Nach vier Besuchen und über drei Monaten Aufenthalt hat Schweden unsere Herzen erobert. Nicht nur wegen seiner weiten Wälder, tiefblauen Seen und rot-weißen Häuschen fühlen wir uns dort jedes Mal sofort wie zu Hause. In Schweden treffen zwei unserer großen Leidenschaften zusammen, die wir miteinander teilen: Scandinavian Design Möbel und Second Hand. Die Second-Hand-Kultur in Schweden hat uns dermaßen vom Hocker gehauen, dass ich ihr gerne einen ganzen Artikel widmen möchte.
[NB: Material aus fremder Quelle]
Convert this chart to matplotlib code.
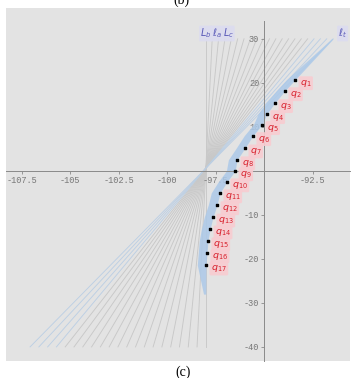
import matplotlib
matplotlib.use("Agg")
import matplotlib.pyplot as plt
import numpy as np

# ---- data ----
q_x = [-93.40, -93.92, -94.43, -94.85, -95.10, -95.57, -95.98, -96.39, -96.49,
       -96.91, -97.27, -97.42, -97.63, -97.78, -97.89, -97.94, -97.99]
q_y = [20.7, 18.2, 15.5, 13.0, 10.5, 8.0, 5.2, 2.5, 0.0,
       -2.5, -5.0, -7.7, -10.5, -13.2, -15.9, -18.6, -21.4]
q_labels = [f"$q_{{{i}}}$" for i in range(1, 18)]

# fan of lines: top ends at y=30, bottom ends at y=-40
line_top_y, line_bot_y = 30, -40
n_lines = 21
line_top_x = np.linspace(-98.0, -91.44, n_lines)
line_bot_x = np.linspace(-98.0, -107.06, n_lines)

x_ticks = [-107.5, -105, -102.5, -100, -97.5, -92.5]
x_tick_labels = ["-107.5", "-105", "-102.5", "-100", "-97.5", "-92.5"]
y_ticks = [30, 20, 10, -10, -20, -30, -40]
y_tick_labels = ["30", "20", "10", "-10", "-20", "-30", "-40"]

# blue band ends
band_top = (-91.44, 30.0)
band_bot = (-98.0, -28.0)

# ---- figure ----
fig = plt.figure(figsize=(3.59, 3.78), dpi=100)
fig.patch.set_facecolor("white")
ax = fig.add_axes([6/359, 17/378, 344/359, 353/378])
ax.set_facecolor("#e3e3e3")
ax.set_xlim(-108.3, -90.57)
ax.set_ylim(-43.2, 37.0)

# lines
for i in range(n_lines):
    t = i / (n_lines - 1)
    col = "#bccfe3" if t > 0.8 else "#c8c8c8"
    ax.plot([line_top_x[i], line_bot_x[i]], [line_top_y, line_bot_y],
            color=col, lw=0.65, zorder=1)

# band
by = [band_bot[1]] + q_y[::-1] + [band_top[1]]
bx = [band_bot[0]] + q_x[::-1] + [band_top[0]]
w = [0.12] + [0.45] * len(q_x) + [0.08]
ax.fill_betweenx(by, np.array(bx) - np.array(w), bx, color="#acc9e8",
                 alpha=0.85, lw=0, zorder=2)

# axes lines
for s in ["top", "right"]:
    ax.spines[s].set_visible(False)
ax.spines["left"].set_position(("data", -95))
ax.spines["bottom"].set_position(("data", 0))
for s in ["left", "bottom"]:
    ax.spines[s].set_color("#8a8a8a")
    ax.spines[s].set_linewidth(0.7)
ax.spines["left"].set_bounds(-43.2, 34)
ax.set_xticks(x_ticks)
ax.set_xticklabels(x_tick_labels)
ax.set_yticks(y_ticks)
ax.set_yticklabels(y_tick_labels)
ax.tick_params(axis="both", length=2, width=0.6, color="#8a8a8a",
               labelsize=6.2, labelcolor="#777777", pad=1.5)
for lab in ax.get_xticklabels() + ax.get_yticklabels():
    lab.set_family("Liberation Mono")

# points and labels
ax.scatter(q_x, q_y, s=3, marker="s", color="black", zorder=4)
for x, y, lab in zip(q_x, q_y, q_labels):
    ax.annotate(lab, (x, y), xytext=(3.5, -2.5), textcoords="offset points",
                fontsize=6.8, color="#d8202c", fontweight="bold",
                ha="left", va="center", zorder=5,
                bbox=dict(boxstyle="round,pad=0.15", fc="#f8ccd1",
                          ec="none", alpha=0.9))

# line labels
lab_kw = dict(fontsize=7, color="#5a5ab8", ha="center", va="center",
              bbox=dict(boxstyle="round,pad=0.1", fc="#dcdcf0", ec="none", alpha=0.9))
ax.text(-98.0, 31.2, "$L_b$", **lab_kw)
ax.text(-97.45, 31.2, r"$\ell_a$", **lab_kw)
ax.text(-96.85, 31.2, "$L_c$", **lab_kw)
ax.text(-90.95, 31.2, r"$\ell_t$", **lab_kw)

# captions
fig.text(0.505, 0.998, "(b)", ha="center", va="center", fontsize=10,
         family="Liberation Serif")
fig.text(0.51, 0.016, "(c)", ha="center", va="center", fontsize=10,
         family="Liberation Serif")

fig.savefig("out.png", dpi=100)
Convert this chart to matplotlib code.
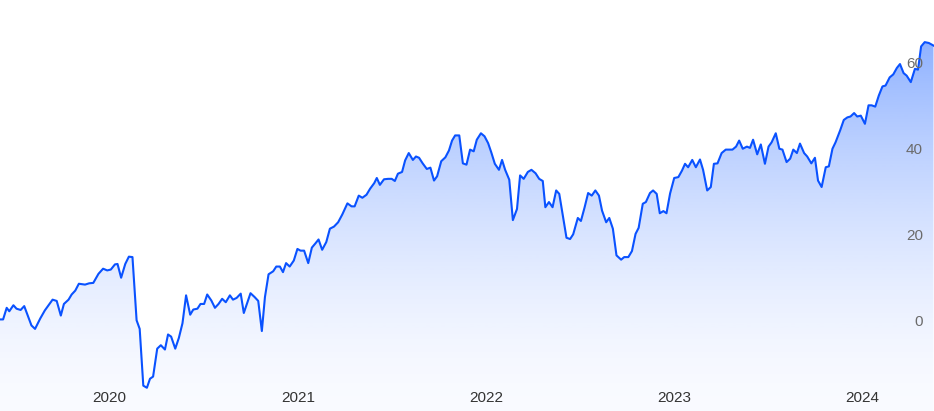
import numpy as np
import pandas as pd
import matplotlib
matplotlib.use("Agg")
import matplotlib.pyplot as plt
import matplotlib.dates as mdates
import matplotlib.transforms as mtransforms

# days since 2019-06-03 and weekly value
start = "2019-06-03"
days = [0, 6, 13, 18, 26, 32, 40, 47, 55, 61, 68, 78, 87, 96, 102, 110, 118, 124, 133, 139,
        146, 153, 165, 173, 181, 191, 200, 208, 215, 223, 228, 235, 243, 250, 257,
        265, 271, 278, 285, 291, 297, 305, 312, 320, 326, 332, 340, 347, 354, 361,
        369, 375, 383, 389, 396, 402, 410, 417, 424, 431, 438, 446, 452, 459, 467,
        473, 486, 494, 501, 508, 514, 521,
        530, 536, 543, 549, 555, 562, 570, 577, 583, 590, 598, 605, 612, 618, 625,
        633, 640, 648, 656, 664, 674, 682, 688, 696, 703, 711, 718, 726, 731, 737,
        745, 753, 760, 766, 772, 780,
        786, 793, 801, 807, 813, 820, 828, 835, 842, 848, 856, 864, 871, 877, 883,
        891, 898, 905, 912, 919, 925, 933, 940, 947, 953, 960, 968, 974, 980, 988,
        995, 1003, 1009, 1016, 1024, 1031, 1039,
        1046, 1053, 1058, 1065, 1072, 1079, 1085, 1093, 1099, 1106, 1112, 1121, 1127,
        1134, 1141, 1148, 1155, 1162, 1168, 1176, 1182, 1189, 1196, 1205, 1211, 1219,
        1226, 1233, 1239, 1247, 1253, 1261, 1267, 1274, 1280, 1287, 1293, 1300,
        1308, 1316, 1323, 1329, 1335, 1343, 1350, 1358, 1364, 1372, 1379, 1385, 1392,
        1400, 1408, 1415, 1421, 1428, 1434, 1441, 1449, 1455, 1461, 1469, 1476, 1484,
        1491, 1497, 1505, 1512, 1518, 1526, 1533, 1539, 1546, 1552, 1560,
        1566, 1574, 1581, 1587, 1594, 1602, 1608, 1615, 1621, 1630, 1637, 1644, 1650,
        1657, 1663, 1670, 1678, 1685, 1691, 1698, 1705, 1712, 1718, 1726, 1733, 1740,
        1746, 1753, 1759, 1767, 1775, 1781, 1787, 1794, 1802, 1811]
values = [0.7, 0.7, 3.4, 2.6, 4.0, 3.2, 2.9, 3.8, 1.2, -0.7, -1.5, 0.9, 2.8, 4.3, 5.3, 5.0, 1.6, 4.3, 5.3, 6.5,
          7.4, 9.0, 8.8, 9.1, 9.2, 11.3, 12.5, 12.1, 12.3, 13.5, 13.6, 10.4, 13.6, 15.3, 15.2,
          0.5, -1.5, -14.7, -15.2, -13.1, -12.6, -6.1, -5.3, -6.3, -2.8, -3.3, -6.1, -3.6, -0.2, 6.3,
          1.8, 3.0, 3.2, 4.3, 4.3, 6.5, 5.1, 3.4, 4.3, 5.5, 4.7, 6.3, 5.3, 5.7, 6.7,
          2.2, 6.8, 5.9, 5.0, -2.0, 5.9, 11.2,
          11.9, 13.0, 13.0, 11.7, 13.8, 13.0, 14.4, 17.1, 16.7, 16.7, 13.8, 17.4, 18.4, 19.3, 16.9,
          18.7, 21.8, 22.3, 23.3, 25.1, 27.7, 27.0, 27.0, 29.5, 29.0, 29.7, 31.1, 32.4, 33.6, 32.0,
          33.3, 33.4, 33.4, 32.9, 34.6, 35.0,
          37.7, 39.4, 37.8, 38.6, 38.3, 37.0, 35.7, 36.0, 33.0, 34.0, 37.5, 38.4, 40.0, 42.3, 43.5,
          43.5, 37.0, 36.7, 40.2, 39.8, 42.5, 44.0, 43.3, 41.7, 39.6, 36.9, 35.5, 37.8, 35.5, 33.2,
          23.8, 26.4, 34.2, 33.4, 35.0, 35.5, 34.7,
          33.4, 32.9, 26.8, 28.0, 26.8, 30.7, 29.9, 24.1, 19.7, 19.4, 20.5, 24.3, 23.6,
          26.7, 30.1, 29.5, 30.7, 29.5, 26.0, 23.3, 24.3, 21.8, 15.6, 14.6, 15.2, 15.2,
          16.6, 20.6, 22.0, 27.6, 28.0, 30.1, 30.7, 29.9, 25.4, 25.9, 25.4, 30.0,
          33.6, 33.8, 35.3, 36.9, 36.1, 37.8, 36.1, 37.9, 35.5, 30.7, 31.5, 36.9, 37.0,
          39.4, 40.2, 40.2, 40.2, 40.9, 42.3, 40.4, 40.9, 40.6, 42.5, 39.1, 41.4, 36.9,
          40.9, 41.9, 44.0, 40.4, 40.2, 37.3, 38.1, 40.2, 39.4, 41.6, 39.4,
          38.6, 37.0, 38.3, 33.0, 31.5, 36.1, 36.3, 40.4, 41.9, 44.7, 47.1, 47.7, 47.9,
          48.7, 47.9, 48.1, 46.2, 50.5, 50.5, 50.2, 52.8, 54.9, 55.1, 57.0, 57.7, 59.2,
          60.1, 58.0, 57.4, 55.9, 59.0, 58.8, 64.2, 65.2, 65.0, 64.4]
years = ["2020", "2021", "2022", "2023", "2024"]
yticks = [0, 20, 40, 60]

dates = pd.Timestamp(start) + pd.to_timedelta(days, unit="D")
x = mdates.date2num(dates)
y = np.array(values)

fig = plt.figure(figsize=(9.34, 4.11), dpi=100)
ax = fig.add_axes([0, 0, 1, 1])
ymin, ymax = -20.6, 75.0
xmin, xmax = x[0], mdates.date2num(pd.Timestamp(start) + pd.Timedelta(days=1812))
ax.set_xlim(xmin, xmax)
ax.set_ylim(ymin, ymax)

# gradient fill under the line
poly = ax.fill_between(x, y, ymin, facecolor="none", edgecolor="none")
f = np.linspace(0, 1, 400)
t = np.clip(f / 0.903, 0, 1)
alpha = 0.025 + 0.42 * t ** 1.6
grad = np.zeros((400, 1, 4))
grad[..., 0] = 0 / 255
grad[..., 1] = 80 / 255
grad[..., 2] = 1.0
grad[..., 3] = alpha[:, None]
im = ax.imshow(grad, extent=[xmin, xmax, ymin, ymax], origin="lower",
               aspect="auto", zorder=1, interpolation="bilinear")
path = poly.get_paths()[0]
im.set_clip_path(path, transform=ax.transData)

ax.plot(x, y, color="#0a52ff", lw=1.5, zorder=3)

for a in ["top", "right", "bottom", "left"]:
    ax.spines[a].set_visible(False)
ax.set_xticks([])
ax.set_yticks([])

font = "Liberation Sans"
for v in yticks:
    ax.text(0.988, v, str(v), transform=mtransforms.blended_transform_factory(ax.transAxes, ax.transData),
            ha="right", va="center", fontsize=11, color="#6b6b6b", family=font, zorder=4)
blend = mtransforms.blended_transform_factory(ax.transData, ax.transAxes)
for yr in years:
    ax.text(mdates.date2num(pd.Timestamp(yr + "-01-01")), 13 / 411, yr, transform=blend,
            ha="center", va="center", fontsize=11, color="#333333", family=font, zorder=4)

fig.savefig("out.png", dpi=100)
In unserem Beitrag über die Wohnungsauflösung haben wir bereits von unserer Sammlung an Vintage-Möbeln geschwärmt. Obwohl wir bei unserer Einrichtung keinen besonderen Stil verfolgt haben, haben es uns vor allem dänische Designermöbel sehr angetan. So hatten wir ein paar schöne (nicht original dänische) Sideboards, Lampen und weitere Elemente, die uns an diesen Stil erinnerten. Bis auf ganz wenige Ausnahmen haben wir alle unsere Möbelstücke Second Hand über eBay Kleinanzeigen gefunden.
Was wir erst während unseres ersten Besuchs in Schweden erfuhren: Schweden ist ein absolutes Second-Hand-Paradies. In fast jeder Stadt fanden wir mindestens einen Second-Hand-Laden und die Landstraßen sind gesäumt von Flohmarkt-Schildern. So groß wie die Anzahl an Second-Hand-Einkaufsmöglichkeiten ist auch deren Angebot: Von ausgewählten Teilen in einem kleinen Schuppen bis zu riesigen, bis zur Decke gefüllten Lagerhallen haben wir schon alles gesehen. Was aber alle Geschäfte und Flohmärkte gemeinsam haben: Du wirst dort ganz bestimmt etwas Schönes finden.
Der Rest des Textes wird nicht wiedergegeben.